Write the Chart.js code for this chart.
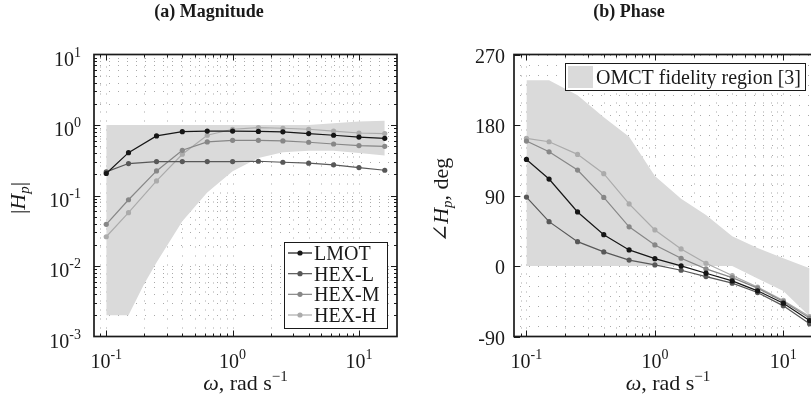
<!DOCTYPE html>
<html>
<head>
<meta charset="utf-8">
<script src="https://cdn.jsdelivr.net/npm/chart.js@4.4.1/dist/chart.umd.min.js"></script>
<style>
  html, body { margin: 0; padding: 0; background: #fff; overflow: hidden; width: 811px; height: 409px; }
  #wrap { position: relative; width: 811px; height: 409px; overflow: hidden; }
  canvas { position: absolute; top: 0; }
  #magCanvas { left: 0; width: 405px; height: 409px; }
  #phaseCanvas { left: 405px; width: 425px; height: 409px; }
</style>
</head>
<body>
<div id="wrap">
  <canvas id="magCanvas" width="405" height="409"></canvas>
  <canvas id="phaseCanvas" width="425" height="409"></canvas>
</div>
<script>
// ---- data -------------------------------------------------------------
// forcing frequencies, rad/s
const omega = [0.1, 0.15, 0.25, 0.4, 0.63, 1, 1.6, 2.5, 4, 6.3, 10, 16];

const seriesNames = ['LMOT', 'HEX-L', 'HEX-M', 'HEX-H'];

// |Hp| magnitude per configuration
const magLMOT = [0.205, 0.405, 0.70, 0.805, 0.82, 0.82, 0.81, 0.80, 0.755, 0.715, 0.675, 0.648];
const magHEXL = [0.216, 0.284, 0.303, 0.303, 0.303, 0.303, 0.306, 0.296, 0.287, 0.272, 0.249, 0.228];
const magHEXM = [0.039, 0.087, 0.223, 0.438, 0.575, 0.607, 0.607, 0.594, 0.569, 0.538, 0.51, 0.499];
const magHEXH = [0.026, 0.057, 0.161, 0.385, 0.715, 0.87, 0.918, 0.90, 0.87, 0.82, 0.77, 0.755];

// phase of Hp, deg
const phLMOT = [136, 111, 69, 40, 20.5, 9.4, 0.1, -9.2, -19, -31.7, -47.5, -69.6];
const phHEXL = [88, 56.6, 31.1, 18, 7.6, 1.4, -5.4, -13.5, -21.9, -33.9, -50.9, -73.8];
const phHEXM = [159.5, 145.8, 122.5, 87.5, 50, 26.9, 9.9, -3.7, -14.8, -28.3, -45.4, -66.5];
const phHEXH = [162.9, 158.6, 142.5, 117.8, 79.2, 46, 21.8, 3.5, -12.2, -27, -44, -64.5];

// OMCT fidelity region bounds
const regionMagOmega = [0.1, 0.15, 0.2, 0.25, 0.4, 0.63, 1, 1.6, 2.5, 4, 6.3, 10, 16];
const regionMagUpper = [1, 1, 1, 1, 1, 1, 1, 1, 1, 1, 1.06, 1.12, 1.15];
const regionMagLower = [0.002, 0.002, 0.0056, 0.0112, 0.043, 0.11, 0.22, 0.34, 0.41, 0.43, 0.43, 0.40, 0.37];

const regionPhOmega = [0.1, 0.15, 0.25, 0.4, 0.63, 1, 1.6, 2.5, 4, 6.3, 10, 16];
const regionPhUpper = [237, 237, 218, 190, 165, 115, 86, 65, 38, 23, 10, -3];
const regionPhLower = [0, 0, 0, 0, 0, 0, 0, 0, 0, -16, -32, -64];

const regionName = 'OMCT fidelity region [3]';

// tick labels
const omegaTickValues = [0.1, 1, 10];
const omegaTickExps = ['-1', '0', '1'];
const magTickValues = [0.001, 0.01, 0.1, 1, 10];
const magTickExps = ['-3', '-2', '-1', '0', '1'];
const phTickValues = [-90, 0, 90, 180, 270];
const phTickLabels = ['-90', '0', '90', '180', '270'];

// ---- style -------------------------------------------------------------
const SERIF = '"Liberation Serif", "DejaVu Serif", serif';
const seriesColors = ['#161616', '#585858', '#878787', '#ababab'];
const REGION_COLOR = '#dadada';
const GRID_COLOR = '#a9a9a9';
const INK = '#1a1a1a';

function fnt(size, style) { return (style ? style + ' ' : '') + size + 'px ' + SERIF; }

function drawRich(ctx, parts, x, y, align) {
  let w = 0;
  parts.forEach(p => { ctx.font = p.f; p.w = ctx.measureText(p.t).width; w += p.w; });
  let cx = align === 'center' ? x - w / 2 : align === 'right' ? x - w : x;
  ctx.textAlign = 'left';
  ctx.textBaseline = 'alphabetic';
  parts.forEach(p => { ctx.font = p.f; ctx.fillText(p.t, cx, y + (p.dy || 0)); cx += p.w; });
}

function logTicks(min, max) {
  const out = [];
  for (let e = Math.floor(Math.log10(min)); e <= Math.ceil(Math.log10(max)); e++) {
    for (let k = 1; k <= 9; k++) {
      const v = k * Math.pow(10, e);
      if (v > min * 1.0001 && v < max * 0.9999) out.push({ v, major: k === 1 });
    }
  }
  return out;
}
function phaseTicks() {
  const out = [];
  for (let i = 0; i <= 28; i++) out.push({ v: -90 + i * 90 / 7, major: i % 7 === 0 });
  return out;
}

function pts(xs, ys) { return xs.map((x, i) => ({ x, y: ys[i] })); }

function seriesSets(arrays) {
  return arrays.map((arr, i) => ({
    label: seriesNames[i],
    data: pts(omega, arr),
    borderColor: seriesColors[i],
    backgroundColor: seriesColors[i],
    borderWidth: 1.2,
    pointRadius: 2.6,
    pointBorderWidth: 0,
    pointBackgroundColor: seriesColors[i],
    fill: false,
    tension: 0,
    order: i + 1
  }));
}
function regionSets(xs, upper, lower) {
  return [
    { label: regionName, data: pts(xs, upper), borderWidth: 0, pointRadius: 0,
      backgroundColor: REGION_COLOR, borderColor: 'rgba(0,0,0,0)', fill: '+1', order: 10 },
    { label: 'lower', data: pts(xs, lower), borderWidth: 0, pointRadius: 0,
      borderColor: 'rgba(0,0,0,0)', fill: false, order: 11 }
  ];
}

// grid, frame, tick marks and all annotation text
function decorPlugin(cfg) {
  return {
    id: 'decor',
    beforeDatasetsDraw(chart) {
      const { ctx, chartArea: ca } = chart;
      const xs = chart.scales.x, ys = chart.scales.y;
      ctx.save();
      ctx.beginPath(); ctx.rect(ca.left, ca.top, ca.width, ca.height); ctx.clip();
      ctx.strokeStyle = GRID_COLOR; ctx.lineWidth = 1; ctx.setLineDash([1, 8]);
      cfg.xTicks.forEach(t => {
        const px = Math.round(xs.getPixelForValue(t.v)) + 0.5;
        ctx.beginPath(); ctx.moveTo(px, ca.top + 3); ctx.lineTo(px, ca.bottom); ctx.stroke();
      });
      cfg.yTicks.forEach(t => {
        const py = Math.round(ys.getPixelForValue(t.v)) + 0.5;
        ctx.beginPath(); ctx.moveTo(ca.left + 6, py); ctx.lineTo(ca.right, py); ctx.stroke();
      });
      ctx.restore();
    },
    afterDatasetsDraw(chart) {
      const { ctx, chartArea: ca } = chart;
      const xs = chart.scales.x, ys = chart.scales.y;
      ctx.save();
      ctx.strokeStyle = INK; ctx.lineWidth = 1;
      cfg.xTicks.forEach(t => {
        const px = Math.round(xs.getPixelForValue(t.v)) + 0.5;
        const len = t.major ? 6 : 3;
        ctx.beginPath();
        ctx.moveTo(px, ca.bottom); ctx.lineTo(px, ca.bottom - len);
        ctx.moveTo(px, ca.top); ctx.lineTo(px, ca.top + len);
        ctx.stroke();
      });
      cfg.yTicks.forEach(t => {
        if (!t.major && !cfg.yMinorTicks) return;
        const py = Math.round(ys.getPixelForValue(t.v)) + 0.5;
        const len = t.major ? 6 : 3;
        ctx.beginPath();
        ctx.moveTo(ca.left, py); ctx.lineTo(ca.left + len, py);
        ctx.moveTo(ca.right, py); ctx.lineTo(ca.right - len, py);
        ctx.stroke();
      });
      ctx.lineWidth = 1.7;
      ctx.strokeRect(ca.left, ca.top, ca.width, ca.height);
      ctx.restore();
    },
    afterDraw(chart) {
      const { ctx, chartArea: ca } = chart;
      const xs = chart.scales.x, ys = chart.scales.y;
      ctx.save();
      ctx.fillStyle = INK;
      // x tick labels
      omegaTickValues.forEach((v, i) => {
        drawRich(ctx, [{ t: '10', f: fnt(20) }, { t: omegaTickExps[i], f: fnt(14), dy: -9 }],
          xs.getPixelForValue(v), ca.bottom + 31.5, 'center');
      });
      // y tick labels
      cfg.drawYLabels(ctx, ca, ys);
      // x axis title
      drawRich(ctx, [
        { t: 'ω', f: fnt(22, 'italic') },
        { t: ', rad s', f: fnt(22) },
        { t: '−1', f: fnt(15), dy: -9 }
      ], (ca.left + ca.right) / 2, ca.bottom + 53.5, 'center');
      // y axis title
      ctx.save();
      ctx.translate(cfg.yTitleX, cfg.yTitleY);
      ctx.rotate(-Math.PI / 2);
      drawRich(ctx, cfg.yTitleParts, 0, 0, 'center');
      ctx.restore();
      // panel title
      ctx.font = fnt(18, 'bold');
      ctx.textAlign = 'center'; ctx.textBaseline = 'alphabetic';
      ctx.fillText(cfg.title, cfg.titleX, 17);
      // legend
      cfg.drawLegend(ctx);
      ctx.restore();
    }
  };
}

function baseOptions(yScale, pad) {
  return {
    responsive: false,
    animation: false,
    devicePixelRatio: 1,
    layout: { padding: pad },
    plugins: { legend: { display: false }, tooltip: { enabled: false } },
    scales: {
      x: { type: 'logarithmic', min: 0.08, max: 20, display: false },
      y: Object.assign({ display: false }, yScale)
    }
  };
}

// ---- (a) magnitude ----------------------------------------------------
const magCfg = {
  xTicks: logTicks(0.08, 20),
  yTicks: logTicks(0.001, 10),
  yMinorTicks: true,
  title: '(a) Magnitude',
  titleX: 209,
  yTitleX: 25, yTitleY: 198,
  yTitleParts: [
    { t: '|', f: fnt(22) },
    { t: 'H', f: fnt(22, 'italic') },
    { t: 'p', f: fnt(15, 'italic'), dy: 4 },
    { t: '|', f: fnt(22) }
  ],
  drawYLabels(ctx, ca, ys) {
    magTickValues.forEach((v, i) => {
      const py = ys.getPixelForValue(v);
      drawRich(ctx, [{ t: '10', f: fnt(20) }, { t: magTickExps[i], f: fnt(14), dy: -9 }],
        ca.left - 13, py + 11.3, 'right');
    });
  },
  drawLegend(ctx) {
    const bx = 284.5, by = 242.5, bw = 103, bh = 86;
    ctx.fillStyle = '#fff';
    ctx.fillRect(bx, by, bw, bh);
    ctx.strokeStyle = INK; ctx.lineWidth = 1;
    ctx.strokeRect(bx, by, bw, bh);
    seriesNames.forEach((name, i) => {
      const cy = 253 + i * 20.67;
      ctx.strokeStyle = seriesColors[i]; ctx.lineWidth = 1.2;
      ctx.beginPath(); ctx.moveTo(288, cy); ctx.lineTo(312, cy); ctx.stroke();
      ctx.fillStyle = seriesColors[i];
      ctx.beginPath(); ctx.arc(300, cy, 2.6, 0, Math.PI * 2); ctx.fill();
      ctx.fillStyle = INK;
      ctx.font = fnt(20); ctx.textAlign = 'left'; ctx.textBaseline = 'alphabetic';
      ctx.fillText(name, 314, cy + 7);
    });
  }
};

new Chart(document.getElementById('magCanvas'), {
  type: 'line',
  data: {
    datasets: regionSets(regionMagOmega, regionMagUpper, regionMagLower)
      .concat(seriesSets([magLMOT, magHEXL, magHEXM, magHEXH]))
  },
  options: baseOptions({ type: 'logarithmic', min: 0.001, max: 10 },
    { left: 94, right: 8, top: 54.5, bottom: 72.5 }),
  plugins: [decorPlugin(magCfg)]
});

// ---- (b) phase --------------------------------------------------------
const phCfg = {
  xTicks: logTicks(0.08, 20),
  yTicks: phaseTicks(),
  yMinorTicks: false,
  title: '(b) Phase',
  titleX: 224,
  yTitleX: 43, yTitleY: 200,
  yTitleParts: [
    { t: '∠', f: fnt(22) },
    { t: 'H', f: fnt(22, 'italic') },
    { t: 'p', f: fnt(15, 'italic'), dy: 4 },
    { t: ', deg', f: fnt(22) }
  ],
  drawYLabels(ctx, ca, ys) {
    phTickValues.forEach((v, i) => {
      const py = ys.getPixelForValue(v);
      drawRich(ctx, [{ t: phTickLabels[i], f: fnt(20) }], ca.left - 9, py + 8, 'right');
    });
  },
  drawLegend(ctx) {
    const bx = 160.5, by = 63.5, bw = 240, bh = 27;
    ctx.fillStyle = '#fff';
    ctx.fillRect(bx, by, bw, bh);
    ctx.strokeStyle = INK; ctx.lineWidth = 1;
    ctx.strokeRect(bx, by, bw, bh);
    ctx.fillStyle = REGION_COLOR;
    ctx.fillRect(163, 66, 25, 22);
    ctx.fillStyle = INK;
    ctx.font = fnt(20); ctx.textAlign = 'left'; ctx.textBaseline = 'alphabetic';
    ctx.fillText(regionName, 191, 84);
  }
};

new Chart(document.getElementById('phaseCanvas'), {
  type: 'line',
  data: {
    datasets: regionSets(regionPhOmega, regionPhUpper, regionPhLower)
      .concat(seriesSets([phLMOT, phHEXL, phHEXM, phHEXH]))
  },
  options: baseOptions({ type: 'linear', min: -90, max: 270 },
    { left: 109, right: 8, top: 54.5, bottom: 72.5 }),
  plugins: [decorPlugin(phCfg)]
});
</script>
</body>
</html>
○ ○ ○ ○ ○ ○ ○
Repeat the listing above up to and including the line with "const seriesNames = ['LMOT', 'HEX-L', 'HEX-M', 'HEX-H'];", starting from its first line. Drop any pictures.

Write the Chart.js code for this chart.
<!DOCTYPE html>
<html>
<head>
<meta charset="utf-8">
<script src="https://cdn.jsdelivr.net/npm/chart.js@4.4.1/dist/chart.umd.min.js"></script>
<style>
  html, body { margin: 0; padding: 0; background: #fff; overflow: hidden; width: 811px; height: 409px; }
  #wrap { position: relative; width: 811px; height: 409px; overflow: hidden; }
  canvas { position: absolute; top: 0; }
  #magCanvas { left: 0; width: 405px; height: 409px; }
  #phaseCanvas { left: 405px; width: 425px; height: 409px; }
</style>
</head>
<body>
<div id="wrap">
  <canvas id="magCanvas" width="405" height="409"></canvas>
  <canvas id="phaseCanvas" width="425" height="409"></canvas>
</div>
<script>
// ---- data -------------------------------------------------------------
// forcing frequencies, rad/s
const omega = [0.1, 0.15, 0.25, 0.4, 0.63, 1, 1.6, 2.5, 4, 6.3, 10, 16];

const seriesNames = ['LMOT', 'HEX-L', 'HEX-M', 'HEX-H'];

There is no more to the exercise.